▶ **DATASET EXTRACT**
#####

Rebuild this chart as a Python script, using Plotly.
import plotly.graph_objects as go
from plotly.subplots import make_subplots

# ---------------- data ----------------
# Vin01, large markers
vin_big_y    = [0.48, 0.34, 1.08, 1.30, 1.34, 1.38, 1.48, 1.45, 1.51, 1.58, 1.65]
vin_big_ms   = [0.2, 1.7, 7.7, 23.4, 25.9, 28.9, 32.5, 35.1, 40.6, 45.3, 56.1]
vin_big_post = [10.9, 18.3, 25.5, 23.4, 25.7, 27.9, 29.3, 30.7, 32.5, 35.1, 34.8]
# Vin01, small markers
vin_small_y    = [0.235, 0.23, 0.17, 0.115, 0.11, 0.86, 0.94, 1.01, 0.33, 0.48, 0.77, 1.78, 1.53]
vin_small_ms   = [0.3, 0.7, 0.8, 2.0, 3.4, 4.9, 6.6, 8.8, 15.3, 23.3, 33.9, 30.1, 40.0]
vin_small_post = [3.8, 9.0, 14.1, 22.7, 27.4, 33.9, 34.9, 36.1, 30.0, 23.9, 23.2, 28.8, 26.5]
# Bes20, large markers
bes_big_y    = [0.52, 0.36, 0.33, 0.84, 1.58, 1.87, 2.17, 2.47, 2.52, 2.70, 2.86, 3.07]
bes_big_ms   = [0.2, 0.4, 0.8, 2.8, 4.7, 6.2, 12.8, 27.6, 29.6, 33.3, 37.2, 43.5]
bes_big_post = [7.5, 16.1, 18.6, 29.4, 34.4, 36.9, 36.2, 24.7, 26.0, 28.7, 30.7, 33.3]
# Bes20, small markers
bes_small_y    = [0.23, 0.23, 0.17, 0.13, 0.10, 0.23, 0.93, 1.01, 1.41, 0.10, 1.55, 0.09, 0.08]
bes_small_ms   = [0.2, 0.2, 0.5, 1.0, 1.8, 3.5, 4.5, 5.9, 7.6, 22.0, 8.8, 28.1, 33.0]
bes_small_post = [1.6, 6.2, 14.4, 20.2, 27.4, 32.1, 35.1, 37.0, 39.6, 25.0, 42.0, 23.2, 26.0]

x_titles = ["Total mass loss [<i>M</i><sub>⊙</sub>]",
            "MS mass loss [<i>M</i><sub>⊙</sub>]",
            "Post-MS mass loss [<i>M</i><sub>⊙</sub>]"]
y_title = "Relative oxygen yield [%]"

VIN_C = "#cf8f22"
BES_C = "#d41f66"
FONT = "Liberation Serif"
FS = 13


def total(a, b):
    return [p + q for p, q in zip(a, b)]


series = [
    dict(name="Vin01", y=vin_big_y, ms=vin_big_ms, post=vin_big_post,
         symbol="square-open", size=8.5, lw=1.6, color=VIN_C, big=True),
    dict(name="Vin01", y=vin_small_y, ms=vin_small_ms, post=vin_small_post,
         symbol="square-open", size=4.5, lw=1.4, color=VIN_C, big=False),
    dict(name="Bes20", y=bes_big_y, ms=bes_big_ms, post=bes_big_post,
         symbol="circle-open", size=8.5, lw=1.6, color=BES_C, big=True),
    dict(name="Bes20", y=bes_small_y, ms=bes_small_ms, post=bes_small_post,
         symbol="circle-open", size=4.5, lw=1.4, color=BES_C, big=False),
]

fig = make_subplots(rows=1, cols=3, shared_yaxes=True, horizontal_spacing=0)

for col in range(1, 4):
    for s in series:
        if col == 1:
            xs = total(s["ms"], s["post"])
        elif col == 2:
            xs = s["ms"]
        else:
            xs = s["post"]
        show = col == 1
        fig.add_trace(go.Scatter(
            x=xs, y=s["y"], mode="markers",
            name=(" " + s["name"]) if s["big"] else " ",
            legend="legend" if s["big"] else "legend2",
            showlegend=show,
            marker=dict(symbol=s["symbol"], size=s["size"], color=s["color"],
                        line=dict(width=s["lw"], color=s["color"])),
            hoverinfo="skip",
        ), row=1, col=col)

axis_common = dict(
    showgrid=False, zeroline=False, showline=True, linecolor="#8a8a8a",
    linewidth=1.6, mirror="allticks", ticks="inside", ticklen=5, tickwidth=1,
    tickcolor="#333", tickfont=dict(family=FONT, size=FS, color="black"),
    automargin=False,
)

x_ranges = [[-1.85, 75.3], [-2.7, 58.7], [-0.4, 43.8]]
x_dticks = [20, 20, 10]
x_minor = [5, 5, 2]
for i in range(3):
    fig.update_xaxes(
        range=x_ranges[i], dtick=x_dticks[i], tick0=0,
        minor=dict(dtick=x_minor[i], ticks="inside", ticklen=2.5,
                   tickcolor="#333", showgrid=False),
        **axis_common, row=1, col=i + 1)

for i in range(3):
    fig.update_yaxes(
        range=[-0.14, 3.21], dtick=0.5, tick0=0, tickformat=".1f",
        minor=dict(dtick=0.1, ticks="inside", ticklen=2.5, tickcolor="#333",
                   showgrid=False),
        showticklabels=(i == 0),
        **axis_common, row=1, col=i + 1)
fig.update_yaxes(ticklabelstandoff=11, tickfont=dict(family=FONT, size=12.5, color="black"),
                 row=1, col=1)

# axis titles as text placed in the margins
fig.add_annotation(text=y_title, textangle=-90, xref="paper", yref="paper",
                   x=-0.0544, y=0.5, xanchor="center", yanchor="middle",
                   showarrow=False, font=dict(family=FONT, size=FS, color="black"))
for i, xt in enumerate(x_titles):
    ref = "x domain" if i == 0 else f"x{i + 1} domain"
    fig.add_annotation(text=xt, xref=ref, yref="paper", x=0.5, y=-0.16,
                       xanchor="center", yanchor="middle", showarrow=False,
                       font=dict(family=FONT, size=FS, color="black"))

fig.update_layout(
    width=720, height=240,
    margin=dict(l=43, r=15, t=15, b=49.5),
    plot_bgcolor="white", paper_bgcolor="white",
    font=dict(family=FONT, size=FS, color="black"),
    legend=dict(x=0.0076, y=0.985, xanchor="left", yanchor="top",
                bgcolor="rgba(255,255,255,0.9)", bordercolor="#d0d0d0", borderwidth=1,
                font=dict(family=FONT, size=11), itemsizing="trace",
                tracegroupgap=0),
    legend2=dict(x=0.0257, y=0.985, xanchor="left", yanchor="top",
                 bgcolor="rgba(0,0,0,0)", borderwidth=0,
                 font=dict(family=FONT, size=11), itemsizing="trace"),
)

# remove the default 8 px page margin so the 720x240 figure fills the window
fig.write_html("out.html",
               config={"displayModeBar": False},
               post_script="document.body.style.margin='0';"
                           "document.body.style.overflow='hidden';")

#####

▶ **WHAT YOU HAVE TO DO**
Extract exactly the leading lines of the data, stopping at and including the line with "from plotly.subplots import make_subplots".

▶ **THE RESULT**
Rebuild this chart as a Python script, using Plotly.
import plotly.graph_objects as go
from plotly.subplots import make_subplots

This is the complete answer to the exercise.